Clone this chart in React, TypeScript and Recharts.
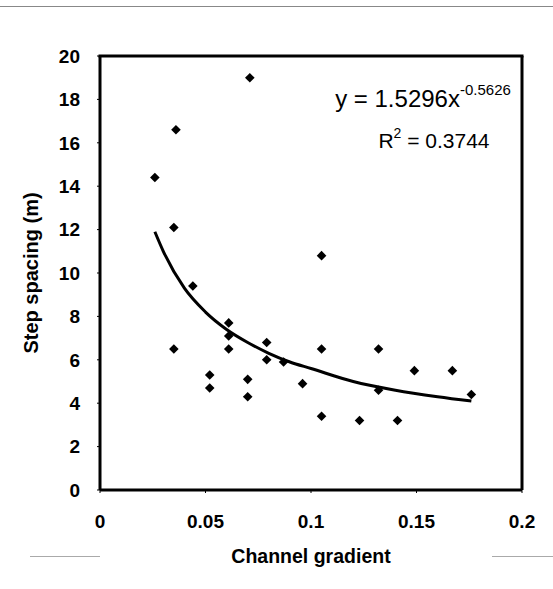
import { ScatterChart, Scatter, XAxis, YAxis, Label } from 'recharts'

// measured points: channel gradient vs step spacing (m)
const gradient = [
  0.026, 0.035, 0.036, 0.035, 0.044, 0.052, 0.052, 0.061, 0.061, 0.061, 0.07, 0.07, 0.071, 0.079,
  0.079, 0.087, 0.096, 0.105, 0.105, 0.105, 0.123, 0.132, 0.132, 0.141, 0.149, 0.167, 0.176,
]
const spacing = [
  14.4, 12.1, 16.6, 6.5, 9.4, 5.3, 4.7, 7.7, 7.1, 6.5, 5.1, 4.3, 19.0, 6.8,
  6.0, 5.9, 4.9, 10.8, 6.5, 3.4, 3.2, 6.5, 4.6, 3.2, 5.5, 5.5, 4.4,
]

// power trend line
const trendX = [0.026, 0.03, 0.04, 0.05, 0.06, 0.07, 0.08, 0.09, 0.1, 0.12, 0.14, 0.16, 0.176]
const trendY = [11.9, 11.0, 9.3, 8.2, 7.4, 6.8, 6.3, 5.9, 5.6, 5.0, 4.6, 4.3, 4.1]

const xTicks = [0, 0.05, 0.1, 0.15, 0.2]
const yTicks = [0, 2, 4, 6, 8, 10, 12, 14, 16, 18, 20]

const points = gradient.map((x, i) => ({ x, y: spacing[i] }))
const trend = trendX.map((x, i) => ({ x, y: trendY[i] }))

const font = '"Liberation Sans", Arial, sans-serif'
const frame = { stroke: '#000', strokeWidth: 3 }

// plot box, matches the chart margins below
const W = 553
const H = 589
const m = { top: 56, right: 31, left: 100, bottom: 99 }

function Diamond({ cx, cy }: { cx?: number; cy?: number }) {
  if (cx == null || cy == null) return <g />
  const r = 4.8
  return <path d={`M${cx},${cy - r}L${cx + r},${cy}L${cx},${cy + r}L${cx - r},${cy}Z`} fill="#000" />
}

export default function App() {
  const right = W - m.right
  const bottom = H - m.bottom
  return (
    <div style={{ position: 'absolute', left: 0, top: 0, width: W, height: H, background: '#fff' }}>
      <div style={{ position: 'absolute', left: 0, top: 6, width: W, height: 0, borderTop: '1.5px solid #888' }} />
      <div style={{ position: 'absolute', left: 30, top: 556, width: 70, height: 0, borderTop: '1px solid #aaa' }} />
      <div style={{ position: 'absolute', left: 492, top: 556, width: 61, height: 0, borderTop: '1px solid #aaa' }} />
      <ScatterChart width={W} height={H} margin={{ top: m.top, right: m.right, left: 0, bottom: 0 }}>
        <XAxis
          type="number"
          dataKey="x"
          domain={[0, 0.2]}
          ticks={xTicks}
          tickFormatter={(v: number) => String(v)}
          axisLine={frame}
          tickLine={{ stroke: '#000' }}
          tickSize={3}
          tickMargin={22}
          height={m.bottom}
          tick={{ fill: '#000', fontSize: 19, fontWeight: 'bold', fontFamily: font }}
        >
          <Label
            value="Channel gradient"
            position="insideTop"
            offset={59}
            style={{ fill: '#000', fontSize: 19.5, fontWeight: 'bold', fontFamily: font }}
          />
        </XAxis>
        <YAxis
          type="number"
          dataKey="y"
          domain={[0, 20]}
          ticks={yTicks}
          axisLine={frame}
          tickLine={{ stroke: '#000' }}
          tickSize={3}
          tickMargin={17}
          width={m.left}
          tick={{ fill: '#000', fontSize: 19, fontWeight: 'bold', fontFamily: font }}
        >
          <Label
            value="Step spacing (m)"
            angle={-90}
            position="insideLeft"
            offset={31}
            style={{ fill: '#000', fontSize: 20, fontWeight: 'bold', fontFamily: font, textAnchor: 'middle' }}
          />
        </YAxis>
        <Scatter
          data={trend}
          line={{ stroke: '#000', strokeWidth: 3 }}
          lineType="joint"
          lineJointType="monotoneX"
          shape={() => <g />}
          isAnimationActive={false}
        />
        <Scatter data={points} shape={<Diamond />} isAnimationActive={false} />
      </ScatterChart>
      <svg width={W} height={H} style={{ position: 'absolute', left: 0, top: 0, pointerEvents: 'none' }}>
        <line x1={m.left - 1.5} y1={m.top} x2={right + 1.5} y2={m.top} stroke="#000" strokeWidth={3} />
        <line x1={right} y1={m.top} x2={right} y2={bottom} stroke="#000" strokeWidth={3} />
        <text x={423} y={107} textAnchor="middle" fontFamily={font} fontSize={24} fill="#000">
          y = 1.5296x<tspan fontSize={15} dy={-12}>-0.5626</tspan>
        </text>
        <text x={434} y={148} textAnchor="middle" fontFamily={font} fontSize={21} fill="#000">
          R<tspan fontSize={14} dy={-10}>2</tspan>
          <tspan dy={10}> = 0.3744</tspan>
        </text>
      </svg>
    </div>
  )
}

-.-.-

Exercise:
Reproduce each line word for word and drop the pictures.

Result:
Clone this chart in React, TypeScript and Recharts.
import { ScatterChart, Scatter, XAxis, YAxis, Label } from 'recharts'

// measured points: channel gradient vs step spacing (m)
const gradient = [
  0.026, 0.035, 0.036, 0.035, 0.044, 0.052, 0.052, 0.061, 0.061, 0.061, 0.07, 0.07, 0.071, 0.079,
  0.079, 0.087, 0.096, 0.105, 0.105, 0.105, 0.123, 0.132, 0.132, 0.141, 0.149, 0.167, 0.176,
]
const spacing = [
  14.4, 12.1, 16.6, 6.5, 9.4, 5.3, 4.7, 7.7, 7.1, 6.5, 5.1, 4.3, 19.0, 6.8,
  6.0, 5.9, 4.9, 10.8, 6.5, 3.4, 3.2, 6.5, 4.6, 3.2, 5.5, 5.5, 4.4,
]

// power trend line
const trendX = [0.026, 0.03, 0.04, 0.05, 0.06, 0.07, 0.08, 0.09, 0.1, 0.12, 0.14, 0.16, 0.176]
const trendY = [11.9, 11.0, 9.3, 8.2, 7.4, 6.8, 6.3, 5.9, 5.6, 5.0, 4.6, 4.3, 4.1]

const xTicks = [0, 0.05, 0.1, 0.15, 0.2]
const yTicks = [0, 2, 4, 6, 8, 10, 12, 14, 16, 18, 20]

const points = gradient.map((x, i) => ({ x, y: spacing[i] }))
const trend = trendX.map((x, i) => ({ x, y: trendY[i] }))

const font = '"Liberation Sans", Arial, sans-serif'
const frame = { stroke: '#000', strokeWidth: 3 }

// plot box, matches the chart margins below
const W = 553
const H = 589
const m = { top: 56, right: 31, left: 100, bottom: 99 }

function Diamond({ cx, cy }: { cx?: number; cy?: number }) {
  if (cx == null || cy == null) return <g />
  const r = 4.8
  return <path d={`M${cx},${cy - r}L${cx + r},${cy}L${cx},${cy + r}L${cx - r},${cy}Z`} fill="#000" />
}

export default function App() {
  const right = W - m.right
  const bottom = H - m.bottom
  return (
    <div style={{ position: 'absolute', left: 0, top: 0, width: W, height: H, background: '#fff' }}>
      <div style={{ position: 'absolute', left: 0, top: 6, width: W, height: 0, borderTop: '1.5px solid #888' }} />
      <div style={{ position: 'absolute', left: 30, top: 556, width: 70, height: 0, borderTop: '1px solid #aaa' }} />
      <div style={{ position: 'absolute', left: 492, top: 556, width: 61, height: 0, borderTop: '1px solid #aaa' }} />
      <ScatterChart width={W} height={H} margin={{ top: m.top, right: m.right, left: 0, bottom: 0 }}>
        <XAxis
          type="number"
          dataKey="x"
          domain={[0, 0.2]}
          ticks={xTicks}
          tickFormatter={(v: number) => String(v)}
          axisLine={frame}
          tickLine={{ stroke: '#000' }}
          tickSize={3}
          tickMargin={22}
          height={m.bottom}
          tick={{ fill: '#000', fontSize: 19, fontWeight: 'bold', fontFamily: font }}
        >
          <Label
            value="Channel gradient"
            position="insideTop"
            offset={59}
            style={{ fill: '#000', fontSize: 19.5, fontWeight: 'bold', fontFamily: font }}
          />
        </XAxis>
        <YAxis
          type="number"
          dataKey="y"
          domain={[0, 20]}
          ticks={yTicks}
          axisLine={frame}
          tickLine={{ stroke: '#000' }}
          tickSize={3}
          tickMargin={17}
          width={m.left}
          tick={{ fill: '#000', fontSize: 19, fontWeight: 'bold', fontFamily: font }}
        >
          <Label
            value="Step spacing (m)"
            angle={-90}
            position="insideLeft"
            offset={31}
            style={{ fill: '#000', fontSize: 20, fontWeight: 'bold', fontFamily: font, textAnchor: 'middle' }}
          />
        </YAxis>
        <Scatter
          data={trend}
          line={{ stroke: '#000', strokeWidth: 3 }}
          lineType="joint"
          lineJointType="monotoneX"
          shape={() => <g />}
          isAnimationActive={false}
        />
        <Scatter data={points} shape={<Diamond />} isAnimationActive={false} />
      </ScatterChart>
      <svg width={W} height={H} style={{ position: 'absolute', left: 0, top: 0, pointerEvents: 'none' }}>
        <line x1={m.left - 1.5} y1={m.top} x2={right + 1.5} y2={m.top} stroke="#000" strokeWidth={3} />
        <line x1={right} y1={m.top} x2={right} y2={bottom} stroke="#000" strokeWidth={3} />
        <text x={423} y={107} textAnchor="middle" fontFamily={font} fontSize={24} fill="#000">
          y = 1.5296x<tspan fontSize={15} dy={-12}>-0.5626</tspan>
        </text>
        <text x={434} y={148} textAnchor="middle" fontFamily={font} fontSize={21} fill="#000">
          R<tspan fontSize={14} dy={-10}>2</tspan>
          <tspan dy={10}> = 0.3744</tspan>
        </text>
      </svg>
    </div>
  )
}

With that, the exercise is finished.